By and large, our officials use mainly two core methods of influencing the economy:

  • Carry out the development and implementation of various kinds of industry and sectoral development programs, which is a set of “good” wishes for the growth of production, exports, and investments in certain categories of products. Programs, as a rule, are built on the gross principle “the more, the better”, the numbers, most often, are taken from nowhere and do not take into account either the real needs of consumers, or the real capabilities of producers, and even more so the real competitiveness of production plans to expand. At best, programs remain on paper. In the worst case, new enterprises are built in accordance with them, existing production facilities are expanded, which, as it often turns out later, can only exist with limited competition, benefits and / or inflows from the state. These industries turn into a suitcase without a handle, that is a pain to carry around, and a shame to throw away. Financing this kind of political projects places a heavy burden on the shoulders of taxpayers and consumers, does not allow redirecting limited resources to more competitive industries.
  • They create artificial monopolies by restricting competition, including through the provision of various kinds of benefits (tax, credit, when purchasing resources, etc.) to individual enterprises or groups of enterprises, which puts economic entities in unequal conditions; various kinds of direct financing (targeted programs and soft loans) of selected enterprises; restriction of competition with imports (through tariff and non-tariff barriers). All these actions not only destroy competition, but also lead to the flourishing of corruption, and ultimately make our economy uncompetitive.

The government’s economic bloc is overblown and dysfunctional.

As a result, the state drives out independent private business from the economy or replaces it with a business operating under the patronage of officials or oligarchs, and a “strong hand” replaces the “invisible hand” of the market and legal mechanisms, which does not allow the formation of stable institutions of self-regulation of socio-economic processes. Everything continues to depend on the personal preferences and decisions of officials.

The government’s economic bloc is overblown and dysfunctional. Central departments that solve essentially the same task assistance to accelerate economic development – several dozen, including four deputy prime ministers, three supra-sectoral ministries, seven central sectoral ministries and departments, and an uncounted number of quasi-state former Soviet sectoral departments (renamed associations, concerns, joint-stock companies, etc.). The latter simultaneously perform absolutely incompatible functions in one organization: they actively participate in the planning and implementation of state policy at the industry level, issue various kinds of permits and exercise control over the activities of economic entities, represent the interests of enterprises in the industry, and even engage in commercial activities. Complete conflict of interest.

  1. Some strategic sectors of the economy have not yet been reformed.

We are talking about such industries as agriculture, energy, oil and gas and chemical industries, rail and air transportation, utilities, automotive. State ownership dominates there, or directive state administration is preserved (for example, in the form of a mandatory state order for agricultural products). Currently, most of these sectors have developed draft reform programs. However, their implementation is in every possible way emasculated, dragged out and hindered by the bureaucracy. The success and timing of these programs is questionable.

  1. Poorly protected property rights and transactions.

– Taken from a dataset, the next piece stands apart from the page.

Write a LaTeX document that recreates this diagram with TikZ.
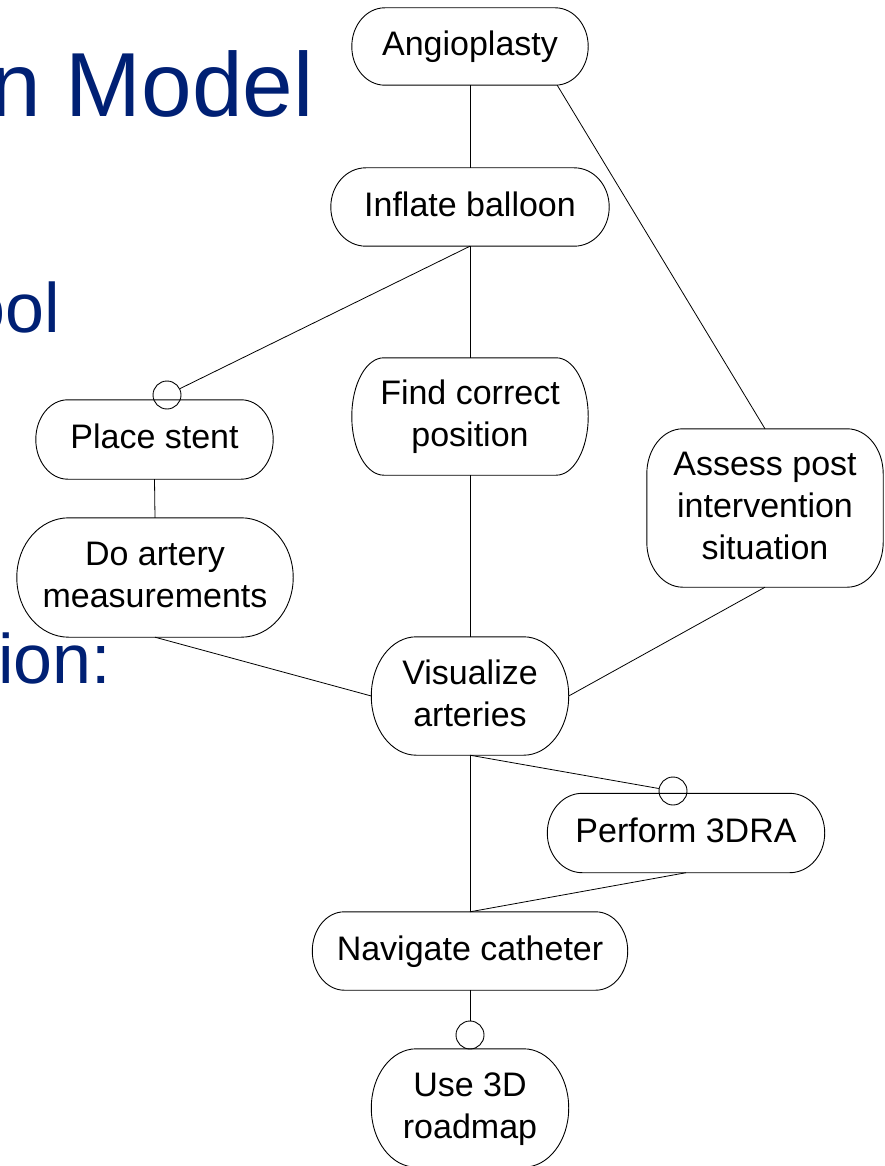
\documentclass[tikz,border=0pt]{standalone}
\usepackage{fontspec}
\setmainfont{Liberation Sans}
\usetikzlibrary{calc}
\definecolor{slideblue}{RGB}{0,32,116}

% outline of a task box: straight edges joined by elliptical corners
\newcommand{\pillpath}[3]{%
  \draw[outline] ([xshift=#2]#1.north west) -- ([xshift=-#2]#1.north east)
    arc[start angle=90, end angle=0, x radius=#2, y radius=#3]
    -- ([yshift=#3]#1.south east)
    arc[start angle=0, end angle=-90, x radius=#2, y radius=#3]
    -- ([xshift=#2]#1.south west)
    arc[start angle=270, end angle=180, x radius=#2, y radius=#3]
    -- ([yshift=-#3]#1.north west)
    arc[start angle=180, end angle=90, x radius=#2, y radius=#3]
    -- cycle;}

\tikzset{
  task/.style={inner sep=0pt, align=center,
    font=\fontsize{34}{42}\selectfont, text height=27pt, text depth=8.5pt},
  twolines/.style={task, text height=69pt},
  threelines/.style={task, text height=111pt},
  outline/.style={draw=black, line width=0.9pt},
  link/.style={draw=black, line width=0.8pt},
  optmark/.style={circle, draw=black, line width=0.9pt, minimum size=28pt, inner sep=0pt},
  slidetitle/.style={inner sep=0pt, text=slideblue, font=\fontsize{91}{100}\selectfont},
  slidebullet/.style={inner sep=0pt, text=slideblue, font=\fontsize{70}{80}\selectfont}
}

\begin{document}
\begin{tikzpicture}[x=1pt, y=-1pt]
\useasboundingbox (0,0) rectangle (884,1166);
\clip (0,0) rectangle (884,1166);
\fill[white] (0,0) rectangle (884,1166);

% slide text behind the diagram
\node[slidetitle, anchor=base east] (t1) at (314,117) {n Model};
\node[slidebullet, anchor=base east] (t2) at (60,332) {ool};
\node[slidebullet, anchor=base east] (t3) at (111.5,683) {ion:};

% tasks
\node[task, minimum width=236pt, minimum height=77pt] (ang) at (470,46.5) {Angioplasty};
\node[task, minimum width=278pt, minimum height=78pt] (infl) at (470,207) {Inflate balloon};
\node[task, minimum width=237pt, minimum height=79pt] (stent) at (154.5,439.5) {Place stent};
\node[twolines, minimum width=236pt, minimum height=117pt] (find) at (470,416.5) {Find correct\\position};
\node[threelines, minimum width=236pt, minimum height=158pt] (assess) at (765,508) {Assess post\\intervention\\situation};
\node[twolines, minimum width=276pt, minimum height=119pt] (meas) at (155,577.5) {Do artery\\measurements};
\node[twolines, minimum width=197pt, minimum height=118pt] (vis) at (470,696) {Visualize\\arteries};
\node[task, minimum width=277pt, minimum height=79pt] (dra) at (686,833) {Perform 3DRA};
\node[task, minimum width=315pt, minimum height=78pt] (nav) at (470,951) {Navigate catheter};
\node[twolines, minimum width=197pt, minimum height=118pt] (road) at (470,1108) {Use 3D\\roadmap};

\pillpath{ang}{33pt}{38.5pt}
\pillpath{infl}{35pt}{39pt}
\pillpath{stent}{32pt}{39.5pt}
\pillpath{find}{32pt}{58.5pt}
\pillpath{assess}{36pt}{45pt}
\pillpath{meas}{52pt}{59.5pt}
\pillpath{vis}{45pt}{59pt}
\pillpath{dra}{35pt}{39.5pt}
\pillpath{nav}{32pt}{39pt}
\pillpath{road}{45pt}{59pt}

% optional-child markers
\node[optmark] (k1) at (167,395) {};
\node[optmark] (k2) at (673,791) {};
\node[optmark] (k3) at (470,1035) {};

% connectors
\draw[link] (ang.south) -- (infl.north);
\draw[link] ([xshift=-31pt]ang.south east) -- (assess.north);
\draw[link] (infl.south) -- (k1);
\draw[link] (infl.south) -- (find.north);
\draw[link] (stent.south) -- (meas.north);
\draw[link] (meas.south) -- (vis.west);
\draw[link] (find.south) -- (vis.north);
\draw[link] (assess.south) -- (vis.east);
\draw[link] (vis.south) -- (k2);
\draw[link] (vis.south) -- (nav.north);
\draw[link] (dra.south) -- (nav.north);
\draw[link] (nav.south) -- (k3);
\end{tikzpicture}
\end{document}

The existing regulatory framework, government regulatory practice and the judicial system very poorly protect businesses and individuals from the arbitrariness of officials and other “powerful” of this world. Redistribution of land, raider seizures, revision of the results of privatization, other forms of property seizure, weak legal protection of transactions are a widespread practice in modern Uzbekistan. And without legal protection of property and transactions, the market economy cannot function effectively. In recent years, the country’s leadership has been trying to turn the tide in this direction, including taking measures to strengthen property rights to land, bans on revising the results of privatization, liberalizing economic legislation, etc. However, a decisive turning point is still far away.

What is to be done?

And yet, reforms are underway in the country, albeit not always consistently and systematically. With the relatively successful implementation of at least part of the necessary reforms, there is hope for the formation of more or less effective inclusive market institutions, for the creation of conditions for sustainable economic development, the formation of a “middle class” and civil society. The “middle class” and civil society will become a social support for further economic, legal and political reforms in the future.

The movement towards a market economy could be facilitated by reforms in the following areas:

  • denationalization of the economy and the privatization of huge state assets. A privatization program for the coming years already exists. The question is in implementation. At the same time, it is very important to fix and ensure the most transparent privatization rules. And this requires a rejection of social and investment obligations (with rare exceptions). The sale of state property should be carried out only through open auctions (again, there are rare exceptions to this rule) to the one who is ready to pay more.
  • drastic cuts in government spending, primarily exorbitantly inflated economic ones, without which it is impossible to reduce the tax burden on the economy.
  • a radical reduction in the number of government departments responsible for the conduct of economic policy and their powers; cardinal revision of their functions and powers in the direction of rejection of the directive management of the economy.
  • strengthening and protecting property rights, primarily through an inventory of the regulatory framework, cardinal judicial reform, as well as through the creation of effective mechanisms of public control over the judicial system and the work of government departments.
  • developing competition and creating a level playing field for business, increasing the external openness of the economy. This requires a decisive de-monopolization of artificial monopolies (such as the auto industry); radical revision of all benefits, barriers that destroy competition and create unequal conditions for doing business; maximum acceleration of the process of accession to the WTO; reducing tariff and non-tariff barriers to imports in industries where these barriers restrict competition.
  • a radical change in the field of land relations. This implies a complete rejection of the mandatory state order and the formation of free markets for products and resources in agriculture (which is already being implemented); strengthening of property rights (ownership, disposal of land), including the possibility of sublease and mortgage of land, resale of ownership rights; creation of transparent rules for the initial allocation of land and the resale of rights to it. And, of course, land reform is closely related to the reform of the water economy, where it is necessary to introduce market principles for the distribution of the most valuable resource in our country – water.
  • continuation of banking reform, including privatization of small and medium-sized state-owned banks, introduction of strategic investors into large state-owned banks; the maximum reduction in the practice of concessional lending; removal of administrative restrictions on the registration of new banks and the development of the non-bank credit sector; elaboration of the rules for the legislative implementation of the principles allowing Islamic financing.
  • reform of the so-called “natural monopolies” – energy, transport, utilities. In these sectors, it is possible and necessary to develop market competition, privatize enterprises, and introduce the principles of public-private partnership. To do this, it is necessary to clearly separate the real natural monopolies (for example, the power transmission network) and the areas where competition can and should be developed (power plants, retail sale of electricity).